Pask designed the original production of The Pillowman and its subsequent UK tour for the National Theatre. Additional credits include On an Average Day (West End) and Tales From Hollywood (Donmar Warehouse) both directed by John Crowley; Bash (Almeida Theatre, New York, Los Angeles, and Showtime); Albert Herring (Opera North U.K); The Underpants, The Bomb-itty of Errors, The Donkey Show (NY, London, Edinburgh, Cambridge), Slanguage, The Gimmick, Love's Fowl, The Beginning of August, Refuge. Also: Baltimore Center Stage, Alliance Theater, South Coast Repertory, Seattle Rep, The Old Globe, ACT, Yale Repertory Theater, Walker Arts Center, Lincoln Center Festival, Spoleto, BAM and Williamstown. He also designed the original scenic design for the debut of Johnny Baseball at the American Repertory Theatre Spring 2010.
Of his work, Ben Brantley in The New York Times wrote: "Scott Pask’s exposed-wall set is the perfect playground for a world in which imagination (aided by chemical substances) provides the décor." in reference to Hair.[2] Pask has said of his work "I do love abstracted places, especially one where I can fill it with so much texture," [3]
Pask designed the holiday snow globes for Broadway Cares/Equity Fights AIDS for 2005 and 2009.[4]
Pask won the 1999 Lucille Lortel Award and Henry Hewes Award for his work on The Mineola Twins and the 2001 Bessie Award for Verge.
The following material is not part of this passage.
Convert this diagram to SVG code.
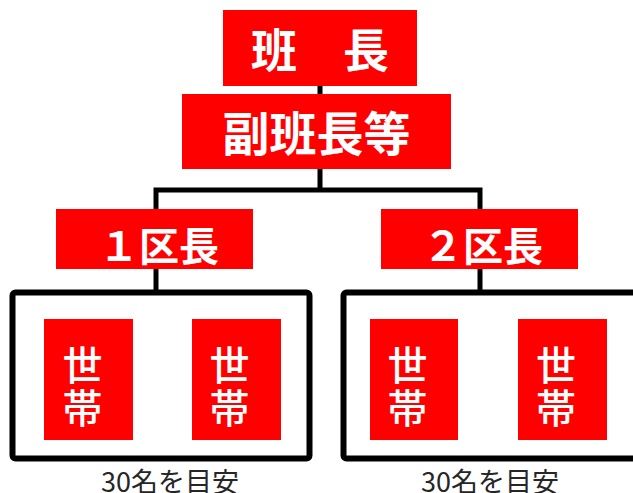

He has been nominated for the Tony Award for Scenic Design of a Musical for Pal Joey (2009); Tony Award for Best Scenic Design of a Play for Les Liaisons Dangereuses (2008). He won the Tony Award for Best Scenic Design of a Musical for The Book of Mormon (2011), and Best Scenic Design of a Play for The Coast of Utopia (parts 1,2, and 3) (2007) and The Pillowman (2005). He won the Drama Desk Award, Outstanding Set Design of a Play, for Les Liaisons Dangereuses and The Coast of Utopia.[5]